Nous avons beaucoup parlé de nexus, ce confluent de possibilités. Nous savons que là où il y a une volonté, une détermination politique et des ressources, ce nexus peut fonctionner. Cependant, nous ne devrions pas toujours en parler au futur, car il peut aider aujourd’hui à soutenir les États. Renforcer la capacité des États est le défi premier au Sahel. La réussite passe en partie par une action plus rapide de la part des acteurs du développement et des institutions financières internationales, qui doivent accélérer le rythme de leurs interventions. Nous ne pouvons pas attendre cinq ans que leurs interventions livrent leurs effets, notamment dans des domaines tels que l'éducation – dont il n'a pas été beaucoup question, bien que ce domaine justifie une attention particulière – et surtout l'expansion des capacités en zone urbaine, vu que les déplacés quittent majoritairement les campagnes pour les villes.
Nous entendons également – quasiment tous les jours – que l'Europe est très inquiète des mouvements de population en direction de ses frontières. Nous savons que cette question signe actuellement la survie ou la chute des gouvernements en Europe. Mais nous savons tous que le Sahel est à la fois une région de transit et d'origine de ces mouvements. Or, à moins que l'Europe (et d'autres partenaires bien sûr) n'engage des interventions d'envergure, à la fois harmonisées et stratégiques, ces mouvements de population perdureront et s'accéléreront. Sans vouloir pousser la comparaison, je dirais que le Sahel central a aujourd'hui besoin d'un Plan Marshall, un plan global destiné à soutenir les États de la région, et du côté des donateurs, il ne me paraît pas y avoir entité mieux placée que l'Union européenne pour en prendre la tête, surtout en ce moment où l'Union européenne étudie son budget pour les années à venir.

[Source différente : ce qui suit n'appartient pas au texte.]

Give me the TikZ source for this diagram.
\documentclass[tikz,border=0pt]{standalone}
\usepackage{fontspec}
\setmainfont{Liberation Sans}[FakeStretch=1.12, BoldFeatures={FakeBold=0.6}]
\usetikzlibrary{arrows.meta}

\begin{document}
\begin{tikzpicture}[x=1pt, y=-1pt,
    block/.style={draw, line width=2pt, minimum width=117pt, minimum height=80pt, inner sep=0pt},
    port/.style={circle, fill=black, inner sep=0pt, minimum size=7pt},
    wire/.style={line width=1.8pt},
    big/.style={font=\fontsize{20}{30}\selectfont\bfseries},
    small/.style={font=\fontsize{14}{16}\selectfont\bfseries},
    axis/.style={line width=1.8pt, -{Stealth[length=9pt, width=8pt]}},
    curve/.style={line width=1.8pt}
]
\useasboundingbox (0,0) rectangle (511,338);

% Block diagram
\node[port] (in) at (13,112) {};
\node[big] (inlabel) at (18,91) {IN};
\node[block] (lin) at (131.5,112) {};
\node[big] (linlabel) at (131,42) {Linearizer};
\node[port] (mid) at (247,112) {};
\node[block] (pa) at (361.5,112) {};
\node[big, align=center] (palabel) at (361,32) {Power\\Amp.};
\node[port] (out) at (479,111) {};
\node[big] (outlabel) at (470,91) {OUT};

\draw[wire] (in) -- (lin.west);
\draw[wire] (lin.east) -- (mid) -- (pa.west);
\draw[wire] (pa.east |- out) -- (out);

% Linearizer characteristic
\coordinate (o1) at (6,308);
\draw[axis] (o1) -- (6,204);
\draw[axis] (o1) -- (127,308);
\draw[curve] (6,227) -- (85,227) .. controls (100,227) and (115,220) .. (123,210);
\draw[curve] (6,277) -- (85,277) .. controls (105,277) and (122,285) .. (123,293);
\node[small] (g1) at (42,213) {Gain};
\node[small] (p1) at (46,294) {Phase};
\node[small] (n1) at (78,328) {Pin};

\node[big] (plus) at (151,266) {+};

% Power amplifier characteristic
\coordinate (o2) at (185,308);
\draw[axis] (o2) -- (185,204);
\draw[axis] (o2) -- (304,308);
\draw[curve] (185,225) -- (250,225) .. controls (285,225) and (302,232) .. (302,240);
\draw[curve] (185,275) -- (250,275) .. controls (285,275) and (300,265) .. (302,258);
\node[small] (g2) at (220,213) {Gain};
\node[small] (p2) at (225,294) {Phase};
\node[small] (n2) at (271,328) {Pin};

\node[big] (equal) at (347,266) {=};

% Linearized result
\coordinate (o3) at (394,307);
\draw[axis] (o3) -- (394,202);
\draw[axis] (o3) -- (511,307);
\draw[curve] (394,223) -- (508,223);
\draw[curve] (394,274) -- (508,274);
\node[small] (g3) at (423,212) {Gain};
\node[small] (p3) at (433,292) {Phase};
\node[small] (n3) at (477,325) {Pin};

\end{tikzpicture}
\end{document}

Enfin, un dernier point touchant à la sécurité. Il est très important de mettre l'accent sur la sécurité. Nous l'avons entendu de la part des États de la région. Et j'en profiterai pour réitérer le point de vue exprimé par la France, à savoir que cette sécurité doit également s'appliquer aux travailleurs humanitaires. Je suis très préoccupé par les tendances auxquelles nous assistons avec les menaces proférées à l'égard de travailleurs humanitaires dans la région. Mais en toute honnêteté et comme beaucoup l'ont dit, les opérations de sécurité ne peuvent qu’échouer si elles ne se doublent pas d'une action humanitaire et d'une aide au développement.

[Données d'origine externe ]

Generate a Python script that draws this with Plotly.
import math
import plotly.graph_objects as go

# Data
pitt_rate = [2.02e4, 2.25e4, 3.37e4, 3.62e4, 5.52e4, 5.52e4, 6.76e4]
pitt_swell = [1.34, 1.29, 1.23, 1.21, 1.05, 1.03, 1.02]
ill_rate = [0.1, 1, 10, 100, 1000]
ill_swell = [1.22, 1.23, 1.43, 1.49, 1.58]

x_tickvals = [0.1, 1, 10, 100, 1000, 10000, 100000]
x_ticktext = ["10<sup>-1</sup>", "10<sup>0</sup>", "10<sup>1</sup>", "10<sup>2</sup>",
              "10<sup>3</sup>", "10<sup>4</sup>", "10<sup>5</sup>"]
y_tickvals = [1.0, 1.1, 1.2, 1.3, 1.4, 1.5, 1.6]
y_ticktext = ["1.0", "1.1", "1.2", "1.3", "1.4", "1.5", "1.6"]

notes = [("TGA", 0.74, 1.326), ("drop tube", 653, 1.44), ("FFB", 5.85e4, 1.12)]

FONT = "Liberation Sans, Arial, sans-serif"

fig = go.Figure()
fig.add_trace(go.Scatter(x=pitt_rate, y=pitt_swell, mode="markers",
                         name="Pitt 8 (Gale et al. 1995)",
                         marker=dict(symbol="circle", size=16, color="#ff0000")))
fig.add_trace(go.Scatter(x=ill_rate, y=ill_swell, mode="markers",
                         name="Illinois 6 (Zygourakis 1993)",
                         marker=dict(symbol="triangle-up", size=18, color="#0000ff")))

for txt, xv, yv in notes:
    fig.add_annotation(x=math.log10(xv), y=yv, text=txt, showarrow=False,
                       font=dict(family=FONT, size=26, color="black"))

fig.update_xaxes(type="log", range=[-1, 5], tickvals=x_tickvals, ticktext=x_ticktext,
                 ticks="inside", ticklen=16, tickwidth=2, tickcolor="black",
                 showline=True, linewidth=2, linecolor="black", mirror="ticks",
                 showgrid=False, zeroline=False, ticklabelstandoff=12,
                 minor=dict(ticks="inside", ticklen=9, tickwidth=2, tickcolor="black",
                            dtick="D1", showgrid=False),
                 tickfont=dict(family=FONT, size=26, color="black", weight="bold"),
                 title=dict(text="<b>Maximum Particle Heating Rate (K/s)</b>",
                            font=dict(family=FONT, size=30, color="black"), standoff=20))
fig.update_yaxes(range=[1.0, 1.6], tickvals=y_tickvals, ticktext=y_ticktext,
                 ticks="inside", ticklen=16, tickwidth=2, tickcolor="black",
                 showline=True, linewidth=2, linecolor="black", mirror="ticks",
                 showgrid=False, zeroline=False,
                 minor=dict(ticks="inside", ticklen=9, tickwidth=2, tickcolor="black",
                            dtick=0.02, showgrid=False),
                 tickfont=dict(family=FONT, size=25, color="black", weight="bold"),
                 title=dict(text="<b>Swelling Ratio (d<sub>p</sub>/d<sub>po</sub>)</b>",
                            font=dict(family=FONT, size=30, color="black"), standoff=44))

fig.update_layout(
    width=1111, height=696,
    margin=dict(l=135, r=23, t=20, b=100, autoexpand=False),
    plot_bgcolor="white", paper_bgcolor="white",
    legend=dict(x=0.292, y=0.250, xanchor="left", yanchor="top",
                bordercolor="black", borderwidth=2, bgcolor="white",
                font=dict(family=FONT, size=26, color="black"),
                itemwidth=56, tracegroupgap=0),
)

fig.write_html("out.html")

Permettez-moi de conclure en lançant un puissant appel à tous les acteurs du secteur de la sécurité et plus particulièrement aux États de la région : les interventions de sécurité, comme cela l'a déjà été dit, doivent être mieux dimensionnées de sorte à éviter tout impact préjudiciable sur les civils. Or ce n'est pas le cas aujourd'hui, ce qui engendre toujours plus de souffrance et toujours plus de déplacements.
Je vous remercie, Madame la Présidente.